SHORT PROBLEM
Type again, exactly, the lines below from the start through the line that includes "W, H = 1024, 910".

MATERIAL
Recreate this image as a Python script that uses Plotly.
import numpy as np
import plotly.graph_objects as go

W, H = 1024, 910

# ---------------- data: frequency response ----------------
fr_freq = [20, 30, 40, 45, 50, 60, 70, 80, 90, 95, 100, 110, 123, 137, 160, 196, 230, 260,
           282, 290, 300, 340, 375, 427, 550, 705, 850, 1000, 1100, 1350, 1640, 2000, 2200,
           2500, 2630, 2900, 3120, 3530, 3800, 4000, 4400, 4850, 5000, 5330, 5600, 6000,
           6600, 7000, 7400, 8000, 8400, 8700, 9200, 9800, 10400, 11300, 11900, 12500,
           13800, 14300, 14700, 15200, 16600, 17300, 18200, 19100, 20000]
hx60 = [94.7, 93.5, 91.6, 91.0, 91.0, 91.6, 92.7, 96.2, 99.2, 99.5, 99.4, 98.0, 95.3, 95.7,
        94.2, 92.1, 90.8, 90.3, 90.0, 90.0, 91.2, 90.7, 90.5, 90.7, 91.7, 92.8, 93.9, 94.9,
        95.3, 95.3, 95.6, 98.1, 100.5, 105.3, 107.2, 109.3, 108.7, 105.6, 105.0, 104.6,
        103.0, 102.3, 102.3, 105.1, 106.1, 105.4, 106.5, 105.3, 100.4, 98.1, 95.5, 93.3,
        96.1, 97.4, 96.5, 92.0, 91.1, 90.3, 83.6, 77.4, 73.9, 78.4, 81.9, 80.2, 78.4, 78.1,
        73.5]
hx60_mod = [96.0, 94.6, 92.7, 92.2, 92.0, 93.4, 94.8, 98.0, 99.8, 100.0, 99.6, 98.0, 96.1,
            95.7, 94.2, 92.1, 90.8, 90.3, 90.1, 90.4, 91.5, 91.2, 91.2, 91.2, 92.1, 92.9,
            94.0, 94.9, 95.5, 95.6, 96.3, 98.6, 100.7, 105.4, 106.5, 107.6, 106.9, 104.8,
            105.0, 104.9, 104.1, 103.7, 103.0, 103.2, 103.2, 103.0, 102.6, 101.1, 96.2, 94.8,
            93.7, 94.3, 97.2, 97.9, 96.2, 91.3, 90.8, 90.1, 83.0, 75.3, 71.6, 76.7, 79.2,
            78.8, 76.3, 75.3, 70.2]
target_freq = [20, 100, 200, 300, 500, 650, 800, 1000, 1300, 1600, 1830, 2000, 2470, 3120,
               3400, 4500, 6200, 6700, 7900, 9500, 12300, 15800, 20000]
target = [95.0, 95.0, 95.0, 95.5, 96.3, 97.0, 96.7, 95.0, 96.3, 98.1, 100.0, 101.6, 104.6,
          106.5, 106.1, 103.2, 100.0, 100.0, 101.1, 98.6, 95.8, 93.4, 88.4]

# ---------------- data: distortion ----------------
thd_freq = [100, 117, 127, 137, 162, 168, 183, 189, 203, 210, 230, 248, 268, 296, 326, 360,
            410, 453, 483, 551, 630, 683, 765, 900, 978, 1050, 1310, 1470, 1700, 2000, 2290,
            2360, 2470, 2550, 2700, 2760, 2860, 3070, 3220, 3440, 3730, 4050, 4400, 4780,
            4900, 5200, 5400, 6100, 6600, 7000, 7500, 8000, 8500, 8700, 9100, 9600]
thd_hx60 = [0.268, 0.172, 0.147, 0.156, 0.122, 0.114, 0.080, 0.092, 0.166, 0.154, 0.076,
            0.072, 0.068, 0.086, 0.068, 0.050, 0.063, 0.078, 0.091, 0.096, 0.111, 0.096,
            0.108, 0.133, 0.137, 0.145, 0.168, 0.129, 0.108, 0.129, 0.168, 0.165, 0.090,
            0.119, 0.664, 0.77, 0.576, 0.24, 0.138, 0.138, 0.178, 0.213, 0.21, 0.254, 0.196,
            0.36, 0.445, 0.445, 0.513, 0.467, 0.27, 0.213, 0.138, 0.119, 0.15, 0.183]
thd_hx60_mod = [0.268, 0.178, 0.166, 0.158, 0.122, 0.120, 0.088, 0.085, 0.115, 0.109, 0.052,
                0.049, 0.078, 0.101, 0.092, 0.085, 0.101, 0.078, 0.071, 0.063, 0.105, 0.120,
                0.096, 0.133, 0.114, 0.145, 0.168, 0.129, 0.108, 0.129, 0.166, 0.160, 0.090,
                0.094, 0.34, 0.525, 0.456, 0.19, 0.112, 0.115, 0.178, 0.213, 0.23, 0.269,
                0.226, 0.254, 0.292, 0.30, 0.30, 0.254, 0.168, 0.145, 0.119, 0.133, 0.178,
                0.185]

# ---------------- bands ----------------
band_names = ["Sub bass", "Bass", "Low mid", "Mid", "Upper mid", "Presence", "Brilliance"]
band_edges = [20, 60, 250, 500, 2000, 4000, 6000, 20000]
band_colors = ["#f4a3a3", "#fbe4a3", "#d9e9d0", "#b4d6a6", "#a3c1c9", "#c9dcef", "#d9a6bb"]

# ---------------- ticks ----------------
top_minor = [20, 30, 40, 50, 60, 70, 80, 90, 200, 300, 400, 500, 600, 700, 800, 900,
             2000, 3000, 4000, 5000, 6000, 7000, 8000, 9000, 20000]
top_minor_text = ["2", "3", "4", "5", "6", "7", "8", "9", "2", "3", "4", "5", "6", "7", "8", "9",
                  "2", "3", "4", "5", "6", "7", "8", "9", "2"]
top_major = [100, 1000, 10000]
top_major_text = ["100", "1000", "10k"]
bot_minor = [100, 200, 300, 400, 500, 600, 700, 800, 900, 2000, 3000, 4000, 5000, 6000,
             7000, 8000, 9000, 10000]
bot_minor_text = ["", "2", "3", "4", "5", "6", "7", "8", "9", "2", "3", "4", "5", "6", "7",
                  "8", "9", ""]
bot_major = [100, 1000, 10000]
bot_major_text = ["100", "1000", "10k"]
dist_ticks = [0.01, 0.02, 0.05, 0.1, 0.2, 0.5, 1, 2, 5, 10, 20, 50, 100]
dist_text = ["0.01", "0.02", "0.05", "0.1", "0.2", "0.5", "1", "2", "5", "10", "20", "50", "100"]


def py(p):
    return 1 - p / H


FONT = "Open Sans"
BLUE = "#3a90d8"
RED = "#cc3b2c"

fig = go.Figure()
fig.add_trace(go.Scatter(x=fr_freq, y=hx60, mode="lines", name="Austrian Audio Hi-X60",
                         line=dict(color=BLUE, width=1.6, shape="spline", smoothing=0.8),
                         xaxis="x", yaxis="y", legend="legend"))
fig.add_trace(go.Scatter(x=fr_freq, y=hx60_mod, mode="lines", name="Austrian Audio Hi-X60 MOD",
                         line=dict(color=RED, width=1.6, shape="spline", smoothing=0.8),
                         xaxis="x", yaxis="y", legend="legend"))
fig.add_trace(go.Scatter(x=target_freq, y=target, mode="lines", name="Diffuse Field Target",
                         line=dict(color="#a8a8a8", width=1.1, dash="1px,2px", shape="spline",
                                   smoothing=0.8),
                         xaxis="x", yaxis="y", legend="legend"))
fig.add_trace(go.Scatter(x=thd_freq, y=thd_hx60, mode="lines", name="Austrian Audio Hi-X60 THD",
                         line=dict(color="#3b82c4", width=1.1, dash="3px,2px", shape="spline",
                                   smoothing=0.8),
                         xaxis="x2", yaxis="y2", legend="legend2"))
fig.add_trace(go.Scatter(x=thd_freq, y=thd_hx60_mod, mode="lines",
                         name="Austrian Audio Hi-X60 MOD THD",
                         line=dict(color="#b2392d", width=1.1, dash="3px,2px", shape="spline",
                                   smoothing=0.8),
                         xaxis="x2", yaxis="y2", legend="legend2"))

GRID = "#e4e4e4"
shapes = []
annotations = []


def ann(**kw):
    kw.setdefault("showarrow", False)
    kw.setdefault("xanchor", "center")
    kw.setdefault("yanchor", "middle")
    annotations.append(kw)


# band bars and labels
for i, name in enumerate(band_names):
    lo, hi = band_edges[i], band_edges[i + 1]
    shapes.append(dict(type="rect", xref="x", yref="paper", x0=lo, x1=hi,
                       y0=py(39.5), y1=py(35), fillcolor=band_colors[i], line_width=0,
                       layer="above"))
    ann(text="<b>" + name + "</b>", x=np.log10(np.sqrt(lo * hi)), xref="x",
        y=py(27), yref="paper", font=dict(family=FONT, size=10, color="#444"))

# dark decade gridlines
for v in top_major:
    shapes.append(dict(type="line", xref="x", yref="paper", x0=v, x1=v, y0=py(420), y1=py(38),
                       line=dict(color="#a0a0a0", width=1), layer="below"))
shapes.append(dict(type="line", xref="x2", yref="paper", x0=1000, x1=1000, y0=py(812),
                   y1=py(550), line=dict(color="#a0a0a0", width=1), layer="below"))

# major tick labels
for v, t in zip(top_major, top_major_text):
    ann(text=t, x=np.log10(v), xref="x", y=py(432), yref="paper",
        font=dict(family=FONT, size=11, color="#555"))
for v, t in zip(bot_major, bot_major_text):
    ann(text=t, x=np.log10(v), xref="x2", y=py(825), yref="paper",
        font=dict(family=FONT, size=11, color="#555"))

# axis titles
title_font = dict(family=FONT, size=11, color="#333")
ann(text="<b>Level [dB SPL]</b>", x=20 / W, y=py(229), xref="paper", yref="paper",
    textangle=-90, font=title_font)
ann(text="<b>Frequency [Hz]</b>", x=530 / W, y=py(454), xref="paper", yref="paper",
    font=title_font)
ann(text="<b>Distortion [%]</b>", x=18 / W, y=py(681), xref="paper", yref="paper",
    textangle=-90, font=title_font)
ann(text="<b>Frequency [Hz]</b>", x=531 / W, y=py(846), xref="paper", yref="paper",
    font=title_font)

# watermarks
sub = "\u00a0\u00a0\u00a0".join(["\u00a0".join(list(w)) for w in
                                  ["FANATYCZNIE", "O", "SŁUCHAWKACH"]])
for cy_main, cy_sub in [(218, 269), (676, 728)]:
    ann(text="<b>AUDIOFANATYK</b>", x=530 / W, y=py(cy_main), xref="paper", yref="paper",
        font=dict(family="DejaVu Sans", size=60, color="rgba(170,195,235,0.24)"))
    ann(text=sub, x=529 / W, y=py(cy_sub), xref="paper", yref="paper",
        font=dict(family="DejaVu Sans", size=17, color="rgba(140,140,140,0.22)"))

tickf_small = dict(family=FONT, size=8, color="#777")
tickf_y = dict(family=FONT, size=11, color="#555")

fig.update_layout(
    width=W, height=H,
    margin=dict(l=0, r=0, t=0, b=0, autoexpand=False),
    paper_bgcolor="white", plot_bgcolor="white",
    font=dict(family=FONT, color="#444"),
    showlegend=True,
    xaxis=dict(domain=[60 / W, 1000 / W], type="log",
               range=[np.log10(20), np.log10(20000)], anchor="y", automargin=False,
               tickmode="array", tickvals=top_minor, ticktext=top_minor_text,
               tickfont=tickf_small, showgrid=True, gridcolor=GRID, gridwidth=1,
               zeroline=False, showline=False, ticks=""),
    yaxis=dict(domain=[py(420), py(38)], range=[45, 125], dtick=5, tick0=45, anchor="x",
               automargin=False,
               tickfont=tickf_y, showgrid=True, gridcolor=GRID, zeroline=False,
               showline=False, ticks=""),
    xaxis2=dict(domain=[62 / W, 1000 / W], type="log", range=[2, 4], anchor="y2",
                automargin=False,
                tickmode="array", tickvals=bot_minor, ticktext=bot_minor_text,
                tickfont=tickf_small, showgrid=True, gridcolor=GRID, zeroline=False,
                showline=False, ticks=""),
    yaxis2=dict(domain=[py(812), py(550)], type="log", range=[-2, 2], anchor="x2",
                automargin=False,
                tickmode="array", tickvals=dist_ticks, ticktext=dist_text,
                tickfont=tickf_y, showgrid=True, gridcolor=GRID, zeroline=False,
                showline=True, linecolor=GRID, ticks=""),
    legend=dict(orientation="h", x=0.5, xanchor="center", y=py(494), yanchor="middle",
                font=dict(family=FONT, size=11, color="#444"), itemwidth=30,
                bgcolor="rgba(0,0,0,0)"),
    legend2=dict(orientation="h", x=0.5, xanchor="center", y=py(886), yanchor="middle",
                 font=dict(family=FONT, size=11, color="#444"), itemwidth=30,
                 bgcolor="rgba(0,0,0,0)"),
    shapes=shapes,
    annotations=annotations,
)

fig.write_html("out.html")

WORKED ANSWER
Recreate this image as a Python script that uses Plotly.
import numpy as np
import plotly.graph_objects as go

W, H = 1024, 910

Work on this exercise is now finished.